Given data
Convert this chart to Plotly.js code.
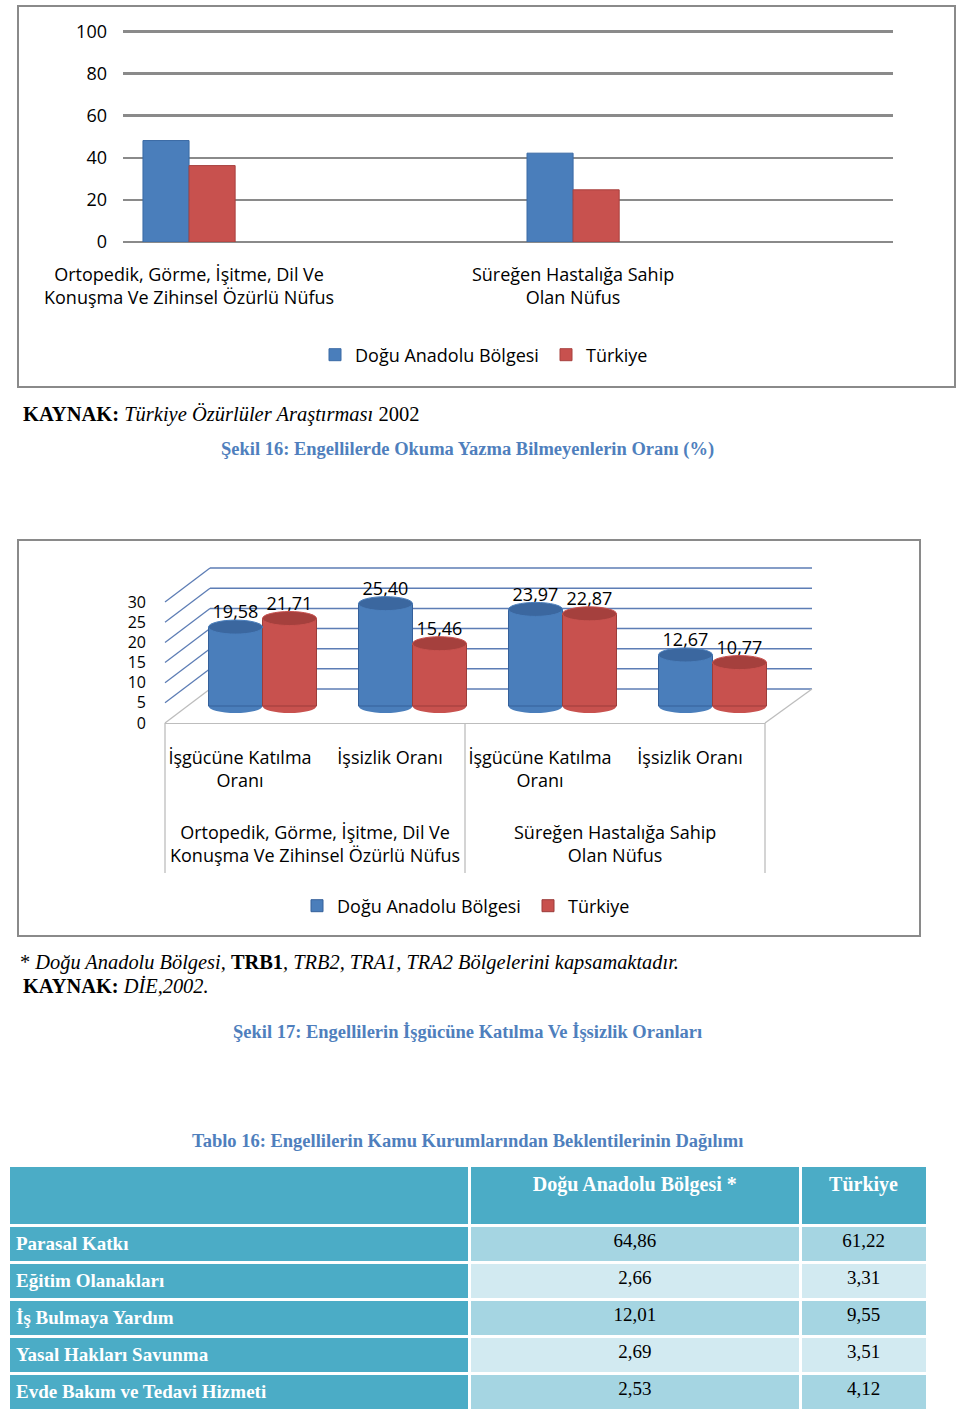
<!DOCTYPE html>
<html><head><meta charset="utf-8">
<script src="https://cdn.plot.ly/plotly-3.0.1.min.js"></script>
<style>html,body{margin:0;padding:0;background:#fff;} #page{width:960px;height:1416px;}</style>
</head><body><div id="page"></div>
<script>
// ---------------- DATA ----------------
const seriesNames = ['Doğu Anadolu Bölgesi', 'Türkiye'];

const chart1Categories = ['Ortopedik, Görme, İşitme, Dil Ve<br>Konuşma Ve Zihinsel Özürlü Nüfus', 'Süreğen Hastalığa Sahip<br>Olan Nüfus'];
const chart1Dogu = [48.2, 42.2];
const chart1Turkiye = [36.3, 24.8];
const chart1YTicks = [0, 20, 40, 60, 80, 100];

const chart2Groups = ['Ortopedik, Görme, İşitme, Dil Ve<br>Konuşma Ve Zihinsel Özürlü Nüfus', 'Süreğen Hastalığa Sahip<br>Olan Nüfus'];
const chart2SubLabels = ['İşgücüne Katılma<br>Oranı', 'İşsizlik Oranı', 'İşgücüne Katılma<br>Oranı', 'İşsizlik Oranı'];
const chart2GroupOf = [0, 0, 1, 1];
const chart2Dogu = [19.58, 25.40, 23.97, 12.67];
const chart2Turkiye = [21.71, 15.46, 22.87, 10.77];
const chart2YTicks = [0, 5, 10, 15, 20, 25, 30];

const tableHeader = ['', 'Doğu Anadolu Bölgesi *', 'Türkiye'];
const tableRowLabels = ['Parasal Katkı', 'Eğitim Olanakları', 'İş Bulmaya Yardım', 'Yasal Hakları Savunma', 'Evde Bakım ve Tedavi Hizmeti'];
const tableDogu = [64.86, 2.66, 12.01, 2.69, 2.53];
const tableTurkiye = [61.22, 3.31, 9.55, 3.51, 4.12];

// ---------------- STYLE / GEOMETRY ----------------
const W = 960, H = 1416;
const fx = p => p / W;
const fy = p => 1 - p / H;
const SANS = 'Open Sans, Noto Sans, sans-serif';
const SERIF = 'Liberation Serif, Times New Roman, serif';
const BLUE = '#4a7ebb', RED = '#c8514e', BLUE_CAP = '#3b679f', RED_CAP = '#a5403d';
const TITLE_BLUE = '#4f7fbd';
const WALL = '#5d7db5', FLOOR = '#bdbdbd';

function yDomain(p0, ppu, r0, r1) { return [fy(p0 - r0 * ppu), fy(p0 - r1 * ppu)]; }
const fmt = v => v.toFixed(2).replace('.', ',');

// chart 1
const c1 = {left: 123, right: 893, p0: 242, ppu: 2.105, range: [0, 102], xr: [-0.172, 1.833]};
// chart 2 planes
const c2 = {
  front: {left: 165, right: 765, p0: 723},
  bars: {left: 187.5, right: 787.5, p0: 706},
  back: {left: 210, right: 812, p0: 689},
  ppu: 4.03, barW: 0.36
};
const capHalf = 7 / c2.ppu;

// ---------------- TRACES ----------------
const traces = [];
traces.push({type: 'bar', x: chart1Categories, y: chart1Dogu, name: seriesNames[0], xaxis: 'x', yaxis: 'y',
  width: 0.12, offset: -0.12, marker: {color: BLUE, line: {color: '#3a6aa5', width: 1}}, legend: 'legend', hoverinfo: 'skip'});
traces.push({type: 'bar', x: chart1Categories, y: chart1Turkiye, name: seriesNames[1], xaxis: 'x', yaxis: 'y',
  width: 0.12, offset: 0, marker: {color: RED, line: {color: '#a8423f', width: 1}}, legend: 'legend2', hoverinfo: 'skip'});

const idx = chart2SubLabels.map((_, i) => i);
traces.push({type: 'bar', x: idx, y: chart2Dogu, name: seriesNames[0], xaxis: 'x3', yaxis: 'y3',
  width: c2.barW, offset: -c2.barW, marker: {color: BLUE, line: {color: '#35609a', width: 1}}, legend: 'legend3', hoverinfo: 'skip'});
traces.push({type: 'bar', x: idx, y: chart2Turkiye, name: seriesNames[1], xaxis: 'x3', yaxis: 'y3',
  width: c2.barW, offset: 0, marker: {color: RED, line: {color: '#9c3d3a', width: 1}}, legend: 'legend4', hoverinfo: 'skip'});
// value labels
[[chart2Dogu, -c2.barW / 2], [chart2Turkiye, c2.barW / 2]].forEach(([vals, off]) => {
  traces.push({type: 'scatter', mode: 'markers+text', x: idx.map(i => i + off), y: vals,
    text: vals.map(fmt), textposition: 'top center', textfont: {family: SANS, size: 18, color: '#000'},
    marker: {size: 5, opacity: 0}, xaxis: 'x3', yaxis: 'y3', showlegend: false, cliponaxis: false, hoverinfo: 'skip'});
});

// table
const lightA = '#a5d5e2', lightB = '#d2eaf1', TEAL = '#4bacc6';
const rowFill = tableRowLabels.map((_, i) => i % 2 === 0 ? lightA : lightB);
traces.push({type: 'table', domain: {x: [fx(8), fx(927)], y: [fy(1416), fy(1165)]},
  columnwidth: [462, 331, 127],
  header: {values: tableHeader.map(h => '<b>' + h + '</b>'), height: 60,
    fill: {color: TEAL}, line: {color: '#fff', width: 3}, align: ['left', 'center', 'center'],
    font: {family: SERIF, size: 20, color: '#fff'}},
  cells: {values: [tableRowLabels.map(t => '<b>' + t + '</b>'), tableDogu.map(fmt), tableTurkiye.map(fmt)],
    height: 37, fill: {color: [tableRowLabels.map(() => TEAL), rowFill, rowFill]},
    line: {color: '#fff', width: 3}, align: ['left', 'center', 'center'],
    font: {family: SERIF, size: 19, color: ['#fff', '#000', '#000']}}
});

// ---------------- SHAPES ----------------
const shapes = [];
// chart borders
shapes.push({type: 'rect', xref: 'paper', yref: 'paper', x0: fx(18), x1: fx(955), y0: fy(6), y1: fy(387), line: {color: '#8a8a8a', width: 2}});
shapes.push({type: 'rect', xref: 'paper', yref: 'paper', x0: fx(18), x1: fx(920), y0: fy(540), y1: fy(936), line: {color: '#8a8a8a', width: 2}});
// chart 2 back wall gridlines and left wall (perspective gridlines)
chart2YTicks.forEach(v => {
  const yb = fy(c2.back.p0 - v * c2.ppu);
  shapes.push({type: 'line', xref: 'paper', yref: 'paper', layer: 'below',
    x0: fx(c2.back.left), y0: yb, x1: fx(c2.back.right), y1: yb,
    line: {color: WALL, width: 1.5}});
  shapes.push({type: 'line', xref: 'paper', yref: 'paper', layer: 'below',
    x0: fx(c2.front.left), y0: fy(c2.front.p0 - v * c2.ppu),
    x1: fx(c2.back.left), y1: yb,
    line: {color: v === 0 ? FLOOR : WALL, width: 1.3}});
});
// floor right edge
shapes.push({type: 'line', xref: 'paper', yref: 'paper', layer: 'below',
  x0: fx(c2.front.right), y0: fy(c2.front.p0), x1: fx(c2.back.right), y1: fy(c2.back.p0),
  line: {color: FLOOR, width: 1.3}});
// group dividers
const frontUnit = (c2.front.right - c2.front.left) / chart2SubLabels.length;
const groupEdges = [0];
chart2GroupOf.forEach((g, i) => { if (i === chart2GroupOf.length - 1 || chart2GroupOf[i + 1] !== g) groupEdges.push(i + 1); });
groupEdges.forEach(e => {
  const px = c2.front.left + e * frontUnit;
  shapes.push({type: 'line', xref: 'paper', yref: 'paper', x0: fx(px), x1: fx(px), y0: fy(c2.front.p0), y1: fy(873),
    line: {color: FLOOR, width: 1.3}});
});
// cylinder caps & bottoms
[[chart2Dogu, -c2.barW, BLUE, BLUE_CAP], [chart2Turkiye, 0, RED, RED_CAP]].forEach(([vals, off, body, cap]) => {
  vals.forEach((v, i) => {
    shapes.push({type: 'circle', xref: 'x3', yref: 'y3', layer: 'below', x0: i + off, x1: i + off + c2.barW,
      y0: -capHalf, y1: capHalf, fillcolor: body, line: {width: 0}});
    shapes.push({type: 'circle', xref: 'x3', yref: 'y3', layer: 'above', x0: i + off, x1: i + off + c2.barW,
      y0: v - capHalf, y1: v + capHalf, fillcolor: cap, line: {color: body, width: 1}});
  });
});

// ---------------- ANNOTATIONS ----------------
const annotations = [];
function note(text, x, y, anchor, size, color) {
  annotations.push({text, xref: 'paper', yref: 'paper', x: fx(x), y: fy(y), xanchor: anchor, yanchor: 'middle',
    showarrow: false, font: {family: SERIF, size, color: color || '#000'}});
}
note('<b>KAYNAK:</b> <i>Türkiye Özürlüler Araştırması</i> 2002', 21, 414, 'left', 20.5);
note('<b>Şekil 16: Engellilerde Okuma Yazma Bilmeyenlerin Oranı (%)</b>', 467, 449, 'center', 18.5, TITLE_BLUE);
note('* <i>Doğu Anadolu Bölgesi, </i><b>TRB1</b><i>, TRB2, TRA1, TRA2 Bölgelerini kapsamaktadır.</i>', 18, 962, 'left', 20.4);
note('<b>KAYNAK:</b> <i>DİE,2002.</i>', 21, 986, 'left', 20.4);
note('<b>Şekil 17: Engellilerin İşgücüne Katılma Ve İşsizlik Oranları</b>', 467, 1032, 'center', 18.5, TITLE_BLUE);
note('<b>Tablo 16: Engellilerin Kamu Kurumlarından Beklentilerinin Dağılımı</b>', 467, 1141, 'center', 18.5, TITLE_BLUE);
// chart 2 group labels
chart2Groups.forEach((g, gi) => {
  const members = idx.filter(i => chart2GroupOf[i] === gi);
  const mid = (members[0] + members[members.length - 1]) / 2;
  annotations.push({text: g, xref: 'x4', yref: 'paper', x: mid, y: fy(843), xanchor: 'center', yanchor: 'middle',
    showarrow: false, font: {family: SANS, size: 18, color: '#000'}});
});

// ---------------- LAYOUT ----------------
const legendBase = {orientation: 'h', xanchor: 'left', yanchor: 'middle', bgcolor: 'rgba(0,0,0,0)',
  font: {family: SANS, size: 18, color: '#000'}};
const layout = {
  width: W, height: H, margin: {l: 0, r: 0, t: 0, b: 0},
  paper_bgcolor: '#fff', plot_bgcolor: 'rgba(0,0,0,0)',
  separators: ',.', showlegend: true, barmode: 'overlay',
  font: {family: SANS, size: 18, color: '#000'},
  // chart 1
  xaxis: {domain: [fx(c1.left), fx(c1.right)], anchor: 'y', type: 'category', range: c1.xr,
    showgrid: false, showline: false, zeroline: false, ticks: '', ticklabelstandoff: 20,
    tickfont: {family: SANS, size: 18, color: '#000'}, fixedrange: true},
  yaxis: {domain: yDomain(c1.p0, c1.ppu, c1.range[0], c1.range[1]), anchor: 'x', range: c1.range,
    tickvals: chart1YTicks, showgrid: true, gridcolor: '#8a8a8a', gridwidth: 2.5,
    zeroline: true, zerolinecolor: '#8a8a8a', zerolinewidth: 2.5, showline: false, ticks: '',
    ticklabelstandoff: 15, tickfont: {family: SANS, size: 18, color: '#000'}, fixedrange: true},
  // chart 2 bars plane
  xaxis3: {domain: [fx(c2.bars.left), fx(c2.bars.right)], anchor: 'y3', range: [-0.5, chart2SubLabels.length - 0.5], visible: false, fixedrange: true},
  yaxis3: {domain: yDomain(c2.bars.p0, c2.ppu, -3, 33), anchor: 'x3', range: [-3, 33], visible: false, fixedrange: true},
  // chart 2 front axis
  xaxis4: {domain: [fx(c2.front.left), fx(c2.front.right)], anchor: 'y4', range: [-0.5, chart2SubLabels.length - 0.5],
    tickvals: idx, ticktext: chart2SubLabels, showgrid: false, zeroline: false, showline: true, linecolor: FLOOR, linewidth: 1.3,
    ticks: '', ticklabelstandoff: 18, tickfont: {family: SANS, size: 18, color: '#000'}, fixedrange: true},
  yaxis4: {domain: yDomain(c2.front.p0, c2.ppu, 0, 30), anchor: 'x4', range: [0, 30], tickvals: chart2YTicks,
    showgrid: false, zeroline: false, showline: false, ticks: '', ticklabelstandoff: 18,
    tickfont: {family: SANS, size: 16, color: '#000'}, fixedrange: true},
  legend: Object.assign({}, legendBase, {x: fx(315), y: fy(355)}),
  legend2: Object.assign({}, legendBase, {x: fx(546), y: fy(355)}),
  legend3: Object.assign({}, legendBase, {x: fx(297), y: fy(906)}),
  legend4: Object.assign({}, legendBase, {x: fx(528), y: fy(906)}),
  shapes, annotations
};

Plotly.newPlot('page', traces, layout, {displayModeBar: false, staticPlot: true});
</script>
</body></html>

Task to carry out
Repeat the lines above, starting at the first and stopping after the line that holds "const seriesNames = ['Doğu", with the pictures left out.

Full response
Convert this chart to Plotly.js code.
<!DOCTYPE html>
<html><head><meta charset="utf-8">
<script src="https://cdn.plot.ly/plotly-3.0.1.min.js"></script>
<style>html,body{margin:0;padding:0;background:#fff;} #page{width:960px;height:1416px;}</style>
</head><body><div id="page"></div>
<script>
// ---------------- DATA ----------------
const seriesNames = ['Doğu Anadolu Bölgesi', 'Türkiye'];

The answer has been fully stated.